The following morning, I got up early and danced back outside on my steel toes to begin it all again. My muscles sprang into action along with my tools. Lifting, hauling, pulling and heaving. Laughing, appreciating, cursing and exerting until finally I reached the Sawmill who was looking forlorn and unkempt after years of neglect.  I carefully cut away the forest that lay on top, around, and beneath her.  There she stood, on display in the clearing I had created for her, whispering to me about her past, and hinting at the previous life she had witnessed playing out around her.

the sawmill

I admired her for a while and then with a gulp of resignation, turned back to face my task.  Suddenly the woods had got thicker and had become nastier and more defiant. There were impenetrable obstacles. It started to rain. I still had a long way to go. I gave up, swore a little, and walked slowly back to the house dragging my boots through the leaves.

The next day it was my birthday, and the lovely person I share my life with, thoughtfully asked me what I wanted to do on my special day. His mind may have been leaning towards a romantic candlelit dinner or a warm cozy day by the fire, eating cake and drinking tea, but my thoughts were skyrocketing elsewhere. After all, his chain saw was far more powerful than mine, and his biceps were far thicker, so off we adventured together, carrying our saws into the woods, where we celebrated my birthday in the best possible way.
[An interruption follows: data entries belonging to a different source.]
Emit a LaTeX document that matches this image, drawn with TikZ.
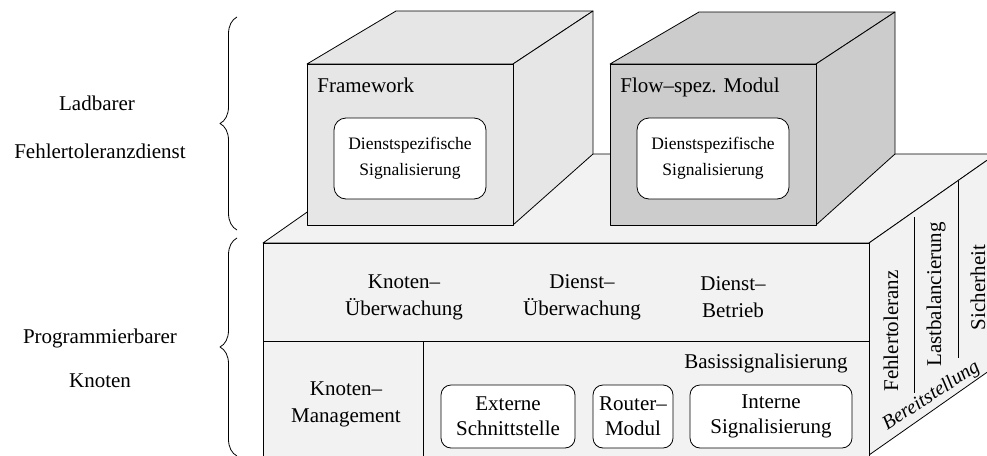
\documentclass[tikz,border=0pt]{standalone}
\usepackage{fontspec}
\setmainfont{Liberation Serif}
\usetikzlibrary{decorations.pathreplacing}
\definecolor{basegray}{HTML}{F2F2F2}
\definecolor{fwgray}{HTML}{E6E6E6}
\definecolor{flowgray}{HTML}{CCCCCC}
\begin{document}
\begin{tikzpicture}[x=1pt,y=-1pt,line width=0.8pt,line join=round,
  face/.style={draw=black},
  lbl/.style={inner sep=0pt,align=center,font=\fontsize{21}{27}\selectfont},
  boxtext/.style={inner sep=0pt,align=center,font=\fontsize{21}{25}\selectfont},
  smalltext/.style={inner sep=0pt,align=center,font=\fontsize{17.5}{26}\selectfont},
  rbox/.style={draw=black,fill=white,rounded corners=10pt,inner sep=0pt,align=center},
  bracedeco/.style={decorate,decoration={brace,amplitude=17pt}}]
\useasboundingbox (0,0) rectangle (987,455);
\clip (0,0) rectangle (987,455);

% base block: programmable node
\filldraw[face,fill=basegray] (263,243) -- (390,154) -- (996,154) -- (869,243) -- cycle;
\filldraw[face,fill=basegray] (869,243) -- (996,154) -- (996,366) -- (869,455) -- cycle;
\filldraw[face,fill=basegray] (263,243) rectangle (869,458);
\draw (263,341) -- (869,341);
\draw (423,341) -- (423,458);

% separators on the side face
\draw (914,217) -- (914,393);
\draw (958,181) -- (958,358);

% framework cube
\filldraw[face,fill=fwgray] (307,64) -- (396,11) -- (593,11) -- (513,64) -- cycle;
\filldraw[face,fill=fwgray] (513,64) -- (593,11) -- (593,154) -- (513,225) -- cycle;
\filldraw[face,fill=fwgray] (307,64) rectangle (513,225);

% flow-specific module cube
\filldraw[face,fill=flowgray] (610,64) -- (699,12) -- (895,12) -- (816,64) -- cycle;
\filldraw[face,fill=flowgray] (816,64) -- (895,12) -- (895,154) -- (816,225) -- cycle;
\filldraw[face,fill=flowgray] (610,64) rectangle (816,225);

% cube labels and inner boxes
\node[lbl,anchor=base west] (fwl) at (317,92) {Framework};
\node[lbl,anchor=base west] (flowl) at (620,92) {Flow–spez. Modul};
\node[rbox,smalltext,rounded corners=12pt,minimum width=152pt,minimum height=81pt] (fwsig) at (410,158.5) {Dienstspezifische\\Signalisierung};
\node[rbox,smalltext,rounded corners=12pt,minimum width=152pt,minimum height=81pt] (flowsig) at (713,158.5) {Dienstspezifische\\Signalisierung};

% upper row of the base
\node[lbl] (kue) at (404,297) {Knoten–\\Überwachung};
\node[lbl] (due) at (582,297) {Dienst–\\Überwachung};
\node[lbl] (dbe) at (733,297) {Dienst–\\Betrieb};

% lower row of the base
\node[lbl] (kma) at (346,404) {Knoten–\\Management};
\node[lbl,anchor=base east] (basis) at (848,368) {Basissignalisierung};
\node[rbox,boxtext,minimum width=134pt,minimum height=63pt] (ext) at (508,416.5) {Externe\\Schnittstelle};
\node[rbox,boxtext,minimum width=80pt,minimum height=63pt] (rout) at (633,416.5) {Router–\\Modul};
\node[rbox,boxtext,minimum width=162pt,minimum height=63pt] (int) at (771,416.5) {Interne\\Signalisierung};

% side face labels
\node[lbl,rotate=90,anchor=base] (ft) at (898,331) {Fehlertoleranz};
\node[lbl,rotate=90,anchor=base] (lb) at (941,294.5) {Lastbalancierung};
\node[lbl,rotate=90,anchor=base] (sh) at (985,287.5) {Sicherheit};
\node[lbl,font=\fontsize{20}{24}\selectfont\itshape,rotate=33,anchor=base] (bereit) at (934,400) {Bereitstellung};

% layer captions with braces
\node[lbl,anchor=base] (lad) at (97,110) {Ladbarer};
\node[lbl,anchor=base] (fehl) at (100,158) {Fehlertoleranzdienst};
\node[lbl,anchor=base] (prog) at (100,343) {Programmierbarer};
\node[lbl,anchor=base] (knot) at (100,387) {Knoten};
\draw[bracedeco] (237,230) -- (237,17);
\draw[bracedeco] (237,456) -- (237,238);
\end{tikzpicture}
\end{document}
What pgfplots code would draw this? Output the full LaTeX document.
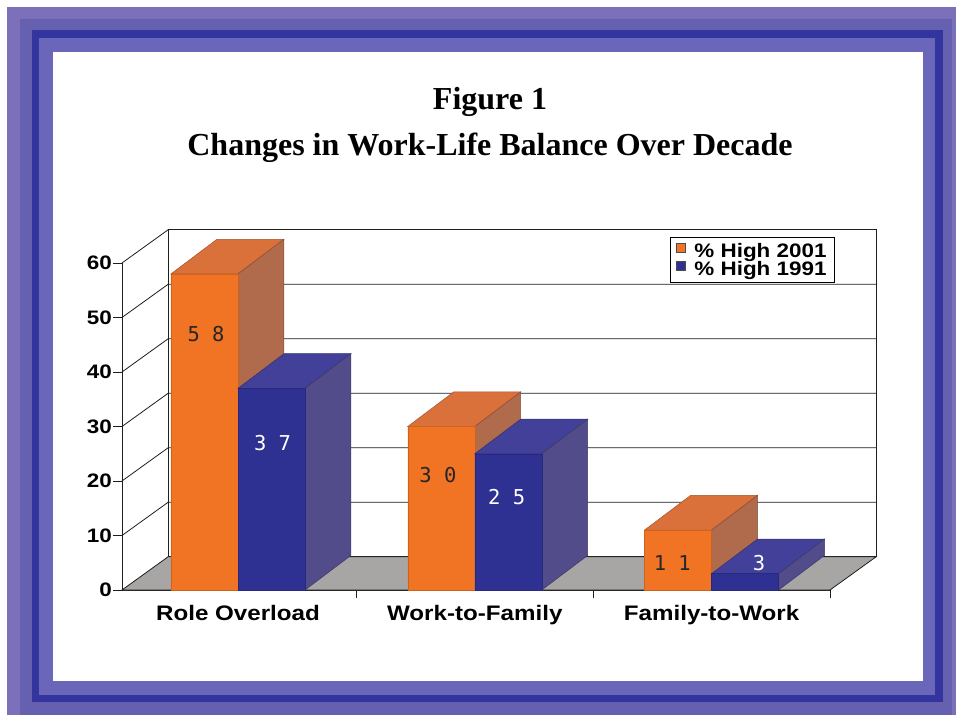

It took several more days of hard intense physical labour before the trail finally burst through the last landmass of fallen trees, to join the wooden bridge that leads to my neighbour’s house. I felt like cracking open a bottle of champagne or at least having a ribbon cutting ceremony, as I experienced the joyous feeling of exhilaration that comes with accomplishing a challenging task . Our community of neighbours now use the newly created path through the woods, and it is lovely to hear sounds of enjoyment coming through the trees, as they wander along its twists and its turns. The trail is something we now share together, like a common thread that links us all, as we walk through the deep dark forest and soak in the history and the mystery that surrounds us.